You’ll find fun characters populating this world, with some fantastic writing bringing everyone to life. Highlights are the lovable companions such as Bobby (The Bob-omb), Prof. Toad and Bowser’s own Kamek, each accompanying you for certain sections of the adventure. The localisation is incredible and stretches beyond humour, with some unexpected emotional scenes written so well I shed a tear. I just wish the personality seeped into visual design, as there’s bland conformity to the NPCs carried over from Paper Mario: Colour Splash, so I’m disappointed to see more sadly forgettable characters.
But clearly unforgettable is the sense of adventure, as Origami King is a huge game with many epic moments sprinkled throughout. It often reminded me of a Zelda title with puzzle-laden dungeons, a sea section especially reminiscent of Wind Waker and the Toads offering the same satisfaction as Koroks did in Breath Of The Wild. It certainly shares the same attention to detail and commitment to making exploration rewarding. Never was this more apparent than with the coffee houses. These hidden rooms are an optional discovery, but offered a moment of reprieve and some memorable writing, for no other reason than because they’re a great addition – which is why it was so jarring to have the game itself stall any sense of adventure so painfully often.
Counter to the energy of exploration is Origami King’s battle system. Each fight opens up on a field of movable rings with enemies scattered around. You must arrange enemies in either a straight line to be jumped on or a square to be hit with a hammer, while a successful lineup gives you an extra 50% boost to your attack power, making it an almost instant win when done properly. While a fun initial novelty, the ring puzzles quickly become nothing but a distracting barrier to the actual battle afterwards, and once you have solved the ring puzzle, the attack boost makes most encounters a breeze. It strips the fights of strategy, and I didn’t feel any sense of reward from battles, just frustration at how long I hadn’t been enjoying myself.
The game also doesn’t offer EXP points, but instead offers coins and confetti when you beat enemies, both of which are abundant as you explore anyway. Given the lack of strategy needed, the lack of impetus to battle and the several convoluted steps it takes to beat even easy enemies, I found most encounters a mind-numbing exercise in pushing buttons or avoided them at all costs. Coins can be used to buy breakable items that offer stronger attacks, but this is simply a monotonous process that could have been solved with EXP. Luckily boss battles flip the script with Mario navigating his way through the ring system to beat the enemy in the middle, demanding enough thought and strategy that it made these encounters engaging.
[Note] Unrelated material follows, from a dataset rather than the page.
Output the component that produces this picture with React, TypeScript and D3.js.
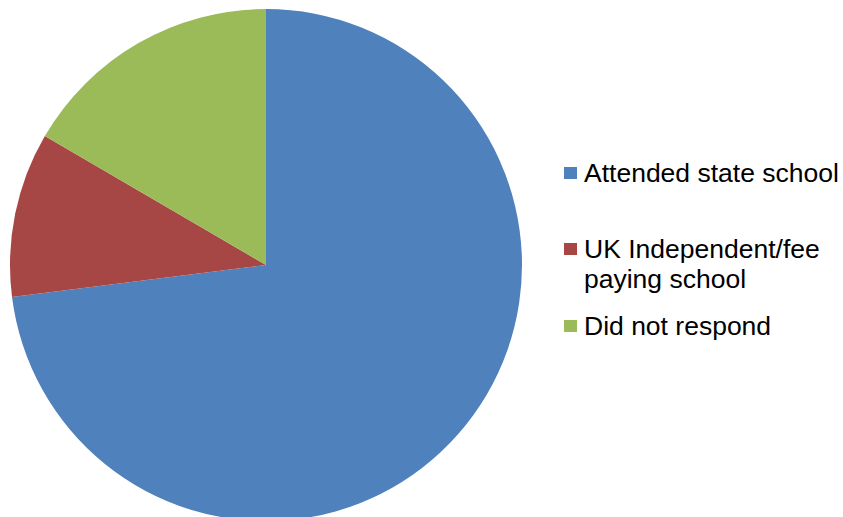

The especially silly stationary enemies offered such a change of pace that I always looked forward to the next.
Equally, the giant papier-mâché baddies, the Paper Macho, are beaten in the overworld instead of the ring battles and here the brisk action helps to keep the rhythm of the game, with the Paper Macho boss fight on a boat being one of my favourite moments. Considering I found this game a little too long, taking me over 50 hours to complete, I feel it didn’t need the padding of such a convoluted, dull battle system. Luckily there are enough mad set pieces and different action elements to keep you entertained, including a Who Wants To Be A Millionaire? homage that had me in stitches and the excellent endgame airship battle.
So, when it works, Paper Mario: The Origami King is a confident and rewarding adventure game with a world overflowing with great characters and fun secrets. But a convoluted battle system halts the fun, begging the question of why it was even included. This paper adventure is far from ‘tearable’, however, with inspiring writing and a great story helping to paper over the cracks. I just hope the next game can make up its mind, as this one feels like it was pulled in too many different directions.
Paper Mario: The Origami King £49.99
With a rich world to explore, secrets to find and fantastic writing at every step, Paper Mario: The Origami King often feels like Nintendo at its very best. But a baffling battle system and forgettable characters get in the way, holding back what could have been a sincerely exceptional adventure.